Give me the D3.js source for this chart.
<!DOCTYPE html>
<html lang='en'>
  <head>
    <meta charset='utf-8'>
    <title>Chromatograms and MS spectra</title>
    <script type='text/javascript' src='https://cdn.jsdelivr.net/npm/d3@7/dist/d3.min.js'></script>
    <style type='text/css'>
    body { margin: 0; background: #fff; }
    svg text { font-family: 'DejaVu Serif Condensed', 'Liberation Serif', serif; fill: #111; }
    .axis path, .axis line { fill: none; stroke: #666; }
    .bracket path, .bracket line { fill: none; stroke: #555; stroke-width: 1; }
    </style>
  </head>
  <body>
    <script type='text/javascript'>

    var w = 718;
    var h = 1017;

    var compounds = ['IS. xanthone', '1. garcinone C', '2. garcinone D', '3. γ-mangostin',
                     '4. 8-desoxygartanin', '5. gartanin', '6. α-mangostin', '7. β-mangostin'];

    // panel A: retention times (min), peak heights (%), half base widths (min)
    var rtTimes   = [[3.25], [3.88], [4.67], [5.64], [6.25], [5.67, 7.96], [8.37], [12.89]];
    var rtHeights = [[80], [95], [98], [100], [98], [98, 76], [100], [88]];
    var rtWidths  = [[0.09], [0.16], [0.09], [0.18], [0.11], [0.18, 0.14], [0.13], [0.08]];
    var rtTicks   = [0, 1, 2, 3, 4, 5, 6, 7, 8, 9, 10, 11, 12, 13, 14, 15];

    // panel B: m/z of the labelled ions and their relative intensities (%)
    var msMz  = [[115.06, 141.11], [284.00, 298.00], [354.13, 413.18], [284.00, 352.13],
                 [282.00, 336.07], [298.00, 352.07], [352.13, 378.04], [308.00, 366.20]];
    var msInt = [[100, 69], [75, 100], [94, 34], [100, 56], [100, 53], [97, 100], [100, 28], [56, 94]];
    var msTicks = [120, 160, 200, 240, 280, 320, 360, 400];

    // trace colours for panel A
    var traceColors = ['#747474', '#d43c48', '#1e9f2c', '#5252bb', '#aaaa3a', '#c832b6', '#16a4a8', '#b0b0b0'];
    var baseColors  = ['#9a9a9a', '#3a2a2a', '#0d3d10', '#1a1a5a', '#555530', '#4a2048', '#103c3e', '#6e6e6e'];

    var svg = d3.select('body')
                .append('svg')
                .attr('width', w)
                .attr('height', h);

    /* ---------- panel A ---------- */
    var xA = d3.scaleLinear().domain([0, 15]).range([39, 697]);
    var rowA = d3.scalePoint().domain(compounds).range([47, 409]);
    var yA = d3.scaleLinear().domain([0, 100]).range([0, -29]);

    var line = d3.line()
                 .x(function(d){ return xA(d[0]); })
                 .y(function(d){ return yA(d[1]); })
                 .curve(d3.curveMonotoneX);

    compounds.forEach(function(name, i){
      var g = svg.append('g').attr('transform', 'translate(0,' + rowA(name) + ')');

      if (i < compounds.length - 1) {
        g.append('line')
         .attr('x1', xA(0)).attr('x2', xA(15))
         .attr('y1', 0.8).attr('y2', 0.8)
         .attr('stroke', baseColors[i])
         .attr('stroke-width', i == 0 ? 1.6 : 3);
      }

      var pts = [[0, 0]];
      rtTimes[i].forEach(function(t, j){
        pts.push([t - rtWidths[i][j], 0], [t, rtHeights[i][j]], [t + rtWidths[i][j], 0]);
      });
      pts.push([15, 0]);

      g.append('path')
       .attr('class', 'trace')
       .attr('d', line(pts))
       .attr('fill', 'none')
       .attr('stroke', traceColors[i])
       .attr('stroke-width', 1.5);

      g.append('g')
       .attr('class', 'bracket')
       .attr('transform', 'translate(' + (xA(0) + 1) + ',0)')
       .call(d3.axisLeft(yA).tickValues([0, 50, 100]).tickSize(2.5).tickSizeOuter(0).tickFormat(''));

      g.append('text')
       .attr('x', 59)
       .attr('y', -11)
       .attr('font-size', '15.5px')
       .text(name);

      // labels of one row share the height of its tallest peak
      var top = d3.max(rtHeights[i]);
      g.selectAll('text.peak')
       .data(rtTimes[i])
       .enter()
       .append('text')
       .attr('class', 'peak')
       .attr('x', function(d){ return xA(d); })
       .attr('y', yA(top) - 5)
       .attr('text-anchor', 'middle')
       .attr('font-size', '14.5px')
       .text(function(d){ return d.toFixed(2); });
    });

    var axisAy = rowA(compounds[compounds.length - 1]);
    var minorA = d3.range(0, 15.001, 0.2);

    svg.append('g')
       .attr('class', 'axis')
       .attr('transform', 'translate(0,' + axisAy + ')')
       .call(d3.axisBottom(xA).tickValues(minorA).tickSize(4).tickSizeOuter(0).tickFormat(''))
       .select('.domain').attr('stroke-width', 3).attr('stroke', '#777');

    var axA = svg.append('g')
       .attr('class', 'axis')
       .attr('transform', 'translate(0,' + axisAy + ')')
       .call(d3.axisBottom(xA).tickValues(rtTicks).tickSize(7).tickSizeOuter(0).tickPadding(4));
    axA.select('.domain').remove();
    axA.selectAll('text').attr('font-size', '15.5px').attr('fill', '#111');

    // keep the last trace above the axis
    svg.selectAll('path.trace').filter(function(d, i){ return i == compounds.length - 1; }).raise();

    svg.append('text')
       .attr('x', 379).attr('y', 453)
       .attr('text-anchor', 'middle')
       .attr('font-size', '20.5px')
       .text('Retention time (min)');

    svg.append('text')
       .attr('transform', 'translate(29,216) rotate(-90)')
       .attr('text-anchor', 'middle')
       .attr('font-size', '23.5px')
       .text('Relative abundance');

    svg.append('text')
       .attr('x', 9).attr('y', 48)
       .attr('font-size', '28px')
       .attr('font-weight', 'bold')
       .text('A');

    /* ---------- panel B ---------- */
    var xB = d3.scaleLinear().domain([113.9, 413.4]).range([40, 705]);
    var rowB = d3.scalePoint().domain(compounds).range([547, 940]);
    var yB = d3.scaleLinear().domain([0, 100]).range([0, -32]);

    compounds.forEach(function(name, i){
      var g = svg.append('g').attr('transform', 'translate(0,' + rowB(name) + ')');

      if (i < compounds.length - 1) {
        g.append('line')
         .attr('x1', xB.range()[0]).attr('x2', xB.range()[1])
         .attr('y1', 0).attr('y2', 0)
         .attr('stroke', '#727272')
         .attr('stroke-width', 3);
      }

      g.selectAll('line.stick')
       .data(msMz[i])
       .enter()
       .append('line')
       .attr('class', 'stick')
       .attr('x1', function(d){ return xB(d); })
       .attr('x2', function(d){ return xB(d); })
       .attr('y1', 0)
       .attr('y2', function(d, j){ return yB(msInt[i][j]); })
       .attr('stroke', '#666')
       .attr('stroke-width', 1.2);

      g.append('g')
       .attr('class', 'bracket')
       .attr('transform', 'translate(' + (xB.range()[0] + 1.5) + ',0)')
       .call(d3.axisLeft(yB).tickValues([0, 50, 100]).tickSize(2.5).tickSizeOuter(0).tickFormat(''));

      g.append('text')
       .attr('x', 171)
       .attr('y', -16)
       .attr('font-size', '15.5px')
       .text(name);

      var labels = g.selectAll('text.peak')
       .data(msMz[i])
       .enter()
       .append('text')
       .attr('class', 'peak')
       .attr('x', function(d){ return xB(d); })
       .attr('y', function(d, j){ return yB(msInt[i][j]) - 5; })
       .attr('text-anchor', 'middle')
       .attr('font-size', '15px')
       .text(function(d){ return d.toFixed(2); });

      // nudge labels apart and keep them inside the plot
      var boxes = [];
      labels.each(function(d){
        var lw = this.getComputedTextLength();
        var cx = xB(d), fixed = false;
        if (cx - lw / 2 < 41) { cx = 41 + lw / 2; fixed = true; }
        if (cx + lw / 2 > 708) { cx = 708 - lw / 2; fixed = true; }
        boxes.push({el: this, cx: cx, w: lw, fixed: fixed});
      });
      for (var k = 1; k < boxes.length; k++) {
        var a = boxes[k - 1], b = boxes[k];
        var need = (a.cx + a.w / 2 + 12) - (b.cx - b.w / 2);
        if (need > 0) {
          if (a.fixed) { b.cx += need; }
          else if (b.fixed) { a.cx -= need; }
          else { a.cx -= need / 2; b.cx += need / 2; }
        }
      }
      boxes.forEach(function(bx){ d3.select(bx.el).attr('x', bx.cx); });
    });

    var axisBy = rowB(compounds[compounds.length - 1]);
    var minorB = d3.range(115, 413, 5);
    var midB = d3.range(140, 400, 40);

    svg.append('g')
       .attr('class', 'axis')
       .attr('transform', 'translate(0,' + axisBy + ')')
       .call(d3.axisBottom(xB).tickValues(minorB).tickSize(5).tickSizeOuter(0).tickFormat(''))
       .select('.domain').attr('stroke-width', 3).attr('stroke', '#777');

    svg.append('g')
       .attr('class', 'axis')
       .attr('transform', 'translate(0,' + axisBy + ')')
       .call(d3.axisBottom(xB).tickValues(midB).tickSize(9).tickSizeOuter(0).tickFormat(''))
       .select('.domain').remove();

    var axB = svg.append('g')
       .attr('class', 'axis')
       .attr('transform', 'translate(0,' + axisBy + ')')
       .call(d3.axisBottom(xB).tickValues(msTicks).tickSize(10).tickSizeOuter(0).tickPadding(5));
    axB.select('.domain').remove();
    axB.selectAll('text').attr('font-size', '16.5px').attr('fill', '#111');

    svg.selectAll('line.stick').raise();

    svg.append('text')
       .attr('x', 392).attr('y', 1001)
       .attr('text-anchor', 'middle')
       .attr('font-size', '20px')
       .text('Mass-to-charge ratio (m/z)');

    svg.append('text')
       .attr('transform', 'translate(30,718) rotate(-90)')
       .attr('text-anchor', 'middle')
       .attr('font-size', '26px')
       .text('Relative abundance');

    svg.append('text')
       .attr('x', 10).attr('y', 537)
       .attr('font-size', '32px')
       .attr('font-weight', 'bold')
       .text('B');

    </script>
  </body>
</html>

═══

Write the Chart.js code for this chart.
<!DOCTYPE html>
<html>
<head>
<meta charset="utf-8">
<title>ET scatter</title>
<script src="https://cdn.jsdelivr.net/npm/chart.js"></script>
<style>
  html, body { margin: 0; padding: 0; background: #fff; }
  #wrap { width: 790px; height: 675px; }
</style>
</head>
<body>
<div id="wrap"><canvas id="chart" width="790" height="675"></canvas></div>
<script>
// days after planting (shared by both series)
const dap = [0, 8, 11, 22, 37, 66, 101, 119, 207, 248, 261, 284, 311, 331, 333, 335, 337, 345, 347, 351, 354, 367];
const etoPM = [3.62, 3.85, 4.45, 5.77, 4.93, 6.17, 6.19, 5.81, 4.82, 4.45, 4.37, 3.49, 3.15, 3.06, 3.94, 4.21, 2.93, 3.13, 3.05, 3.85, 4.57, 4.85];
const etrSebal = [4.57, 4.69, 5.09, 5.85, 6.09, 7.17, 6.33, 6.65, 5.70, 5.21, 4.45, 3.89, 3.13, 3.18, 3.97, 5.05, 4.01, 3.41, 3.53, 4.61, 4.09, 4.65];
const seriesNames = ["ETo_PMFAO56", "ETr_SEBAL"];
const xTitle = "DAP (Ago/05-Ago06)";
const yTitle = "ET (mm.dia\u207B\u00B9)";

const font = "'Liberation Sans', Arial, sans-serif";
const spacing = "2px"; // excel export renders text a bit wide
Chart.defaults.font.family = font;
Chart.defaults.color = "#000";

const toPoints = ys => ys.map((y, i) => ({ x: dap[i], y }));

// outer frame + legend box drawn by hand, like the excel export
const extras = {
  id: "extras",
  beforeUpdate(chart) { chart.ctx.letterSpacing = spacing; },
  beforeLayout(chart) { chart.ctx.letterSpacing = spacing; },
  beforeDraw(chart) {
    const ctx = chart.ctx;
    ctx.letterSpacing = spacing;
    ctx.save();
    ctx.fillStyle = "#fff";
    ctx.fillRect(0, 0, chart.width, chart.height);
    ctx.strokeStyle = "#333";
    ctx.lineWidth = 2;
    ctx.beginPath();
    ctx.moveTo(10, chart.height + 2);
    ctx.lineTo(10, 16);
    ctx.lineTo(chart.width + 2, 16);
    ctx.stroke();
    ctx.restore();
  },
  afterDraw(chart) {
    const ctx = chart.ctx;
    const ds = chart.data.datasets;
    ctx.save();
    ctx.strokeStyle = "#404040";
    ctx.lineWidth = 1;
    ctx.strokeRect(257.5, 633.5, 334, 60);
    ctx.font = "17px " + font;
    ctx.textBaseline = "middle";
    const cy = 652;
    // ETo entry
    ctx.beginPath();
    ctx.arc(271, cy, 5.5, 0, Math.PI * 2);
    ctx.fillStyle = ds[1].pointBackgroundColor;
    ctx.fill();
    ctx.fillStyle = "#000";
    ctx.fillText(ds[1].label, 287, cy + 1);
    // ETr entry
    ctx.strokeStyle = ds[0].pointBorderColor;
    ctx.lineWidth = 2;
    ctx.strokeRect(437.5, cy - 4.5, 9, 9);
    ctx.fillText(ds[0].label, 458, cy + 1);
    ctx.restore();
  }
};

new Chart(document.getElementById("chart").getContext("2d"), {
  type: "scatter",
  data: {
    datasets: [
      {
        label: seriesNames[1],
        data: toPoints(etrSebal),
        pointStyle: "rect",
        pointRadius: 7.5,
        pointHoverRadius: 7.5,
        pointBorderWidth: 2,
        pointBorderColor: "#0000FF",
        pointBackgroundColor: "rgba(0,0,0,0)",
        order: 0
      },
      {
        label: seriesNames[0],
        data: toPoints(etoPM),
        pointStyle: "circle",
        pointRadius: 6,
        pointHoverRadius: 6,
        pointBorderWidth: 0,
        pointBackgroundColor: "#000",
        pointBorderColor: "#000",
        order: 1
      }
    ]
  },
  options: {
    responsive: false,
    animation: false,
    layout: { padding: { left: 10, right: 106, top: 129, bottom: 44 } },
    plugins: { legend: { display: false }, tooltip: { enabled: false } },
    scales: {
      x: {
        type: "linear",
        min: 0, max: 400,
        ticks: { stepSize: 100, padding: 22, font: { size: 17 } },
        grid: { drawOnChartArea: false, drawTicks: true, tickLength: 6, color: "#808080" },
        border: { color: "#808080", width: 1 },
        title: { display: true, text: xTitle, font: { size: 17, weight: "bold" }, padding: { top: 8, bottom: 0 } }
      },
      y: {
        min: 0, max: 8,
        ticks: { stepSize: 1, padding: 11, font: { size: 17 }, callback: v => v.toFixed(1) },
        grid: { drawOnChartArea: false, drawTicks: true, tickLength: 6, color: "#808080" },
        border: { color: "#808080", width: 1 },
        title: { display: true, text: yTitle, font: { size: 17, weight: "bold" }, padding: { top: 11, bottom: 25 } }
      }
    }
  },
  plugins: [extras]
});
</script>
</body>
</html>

═══

Exercise details: Only the lines running from the line with "Give me the D3.js source for this chart." through the line with "13, 14, 15];" should be repeated, exactly and with both ends kept.

Expected output:
Give me the D3.js source for this chart.
<!DOCTYPE html>
<html lang='en'>
  <head>
    <meta charset='utf-8'>
    <title>Chromatograms and MS spectra</title>
    <script type='text/javascript' src='https://cdn.jsdelivr.net/npm/d3@7/dist/d3.min.js'></script>
    <style type='text/css'>
    body { margin: 0; background: #fff; }
    svg text { font-family: 'DejaVu Serif Condensed', 'Liberation Serif', serif; fill: #111; }
    .axis path, .axis line { fill: none; stroke: #666; }
    .bracket path, .bracket line { fill: none; stroke: #555; stroke-width: 1; }
    </style>
  </head>
  <body>
    <script type='text/javascript'>

    var w = 718;
    var h = 1017;

    var compounds = ['IS. xanthone', '1. garcinone C', '2. garcinone D', '3. γ-mangostin',
                     '4. 8-desoxygartanin', '5. gartanin', '6. α-mangostin', '7. β-mangostin'];

    // panel A: retention times (min), peak heights (%), half base widths (min)
    var rtTimes   = [[3.25], [3.88], [4.67], [5.64], [6.25], [5.67, 7.96], [8.37], [12.89]];
    var rtHeights = [[80], [95], [98], [100], [98], [98, 76], [100], [88]];
    var rtWidths  = [[0.09], [0.16], [0.09], [0.18], [0.11], [0.18, 0.14], [0.13], [0.08]];
    var rtTicks   = [0, 1, 2, 3, 4, 5, 6, 7, 8, 9, 10, 11, 12, 13, 14, 15];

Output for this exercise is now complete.